Although the four factors prescribe the parameters of the doctrine, the determinative test under the family purpose doctrine is whether the non-driving family member exerted authority and control over the vehicle. See Finley v. Berman, 190 Ga. App. 692, 693 (379 SE2d 640) (1989). In other words, after it is determined that the four factors listed above are present, the inquiry becomes whether the owner of the vehicle exerted sufficient authority and control for the doctrine to be applied. The vehicle owner is vicariously liable only "if he had the right to exercise such authority and control that it may be concluded that an agency relationship existed between him and the [driving] family member with respect to the use of the vehicle." Quan, supra at 511, citing Murch v. Brown, 166 Ga. App. 538, 539 (304 SE2d 750) (1983).
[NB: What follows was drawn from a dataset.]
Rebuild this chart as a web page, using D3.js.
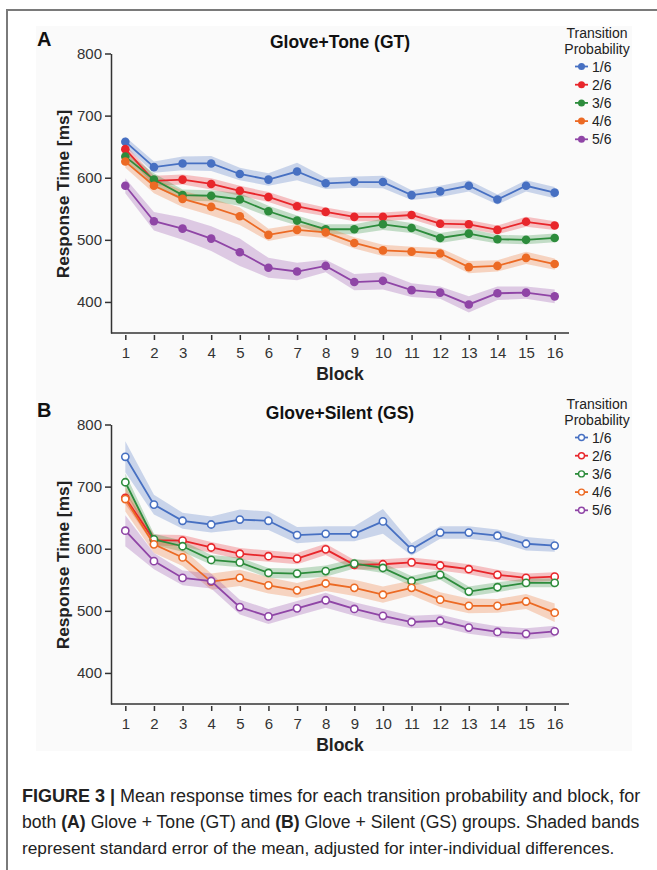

Here the family purpose doctrine is not applicable because the undisputed evidence established that Kaplan did not have the requisite authority and control over Butler's use of the vehicle. From the depositions of Kaplan and Butler, it was clear that Kaplan had no right to specify when, how, or for what purpose Butler used it. The requisite authority over the vehicle was not established merely because the insurance policy and the title to the car were in Kaplan's name. See Finley, supra. The uncontradicted facts showed that Butler had exclusive authority, custody and control over the vehicle. See Young v. Wooldridge, 187 Ga. App. 661, 662 (371 SE2d 100) (1988); cf. Tolbert v. Murrell, 253 Ga. 566 (322 SE2d 487) (1984).
*755 Because the unrebutted evidence established that the family purpose doctrine was inapplicable, the trial court properly granted the motion for summary judgment.
Judgment affirmed. Sognier, C. J., and McMurray, P. J., concur.